Under persistent questioning from Stanley Greenberg, one of Miller’s two defense lawyers, Auer admitted he had considered reopening the Ogorodnikova file to Miller.

“Did you see it as a way of ending the harassment of Hunt?” Greenberg asked.

“That was a consideration,” Auer said, adding that he spoke to Hunt about his idea and Hunt recommended not reopening Ogorodnikova’s informant file.

Didn’t Notify Superiors

In the months that followed, Miller’s official assignment remained the monitoring of national security wiretaps. At the same time, he was seeing Ogorodnikova without notifying superiors of his relationship.

During that period, according to the government, Miller was recruited to work for the Soviet Union in exchange for Ogorodnikova’s sexual favors and the promise of $65,000 in gold and cash. Miller is charged with actually passing at least one secret FBI document to Ogorodnikova. He claims that he was actually engaged in a private plan to use her to infiltrate Soviet intelligence and prove to his superiors that he wasn’t the “office screw-up.”

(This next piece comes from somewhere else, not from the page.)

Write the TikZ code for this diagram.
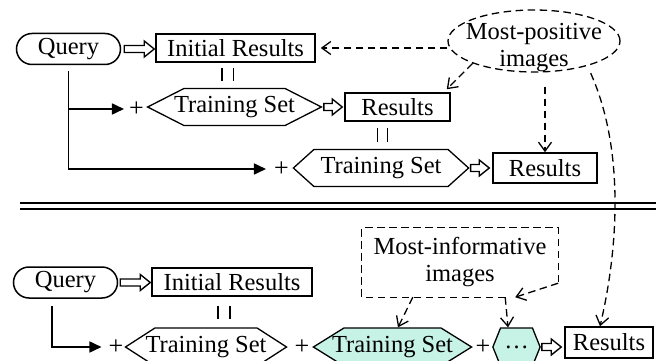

By last September, the FBI had learned of Miller’s involvement with Ogorodnikova and her husband, Nikolai Ogorodnikov. A major surveillance operation had been launched, code-named Whipworm, a bitter reference to an internal parasite. But despite the FBI’s suspicions that Miller might be a Soviet agent, Auer also disclosed last week, Miller was allowed to continue monitoring wiretaps on another sensitive espionage case involving the transfer of high technology to the Soviet Union.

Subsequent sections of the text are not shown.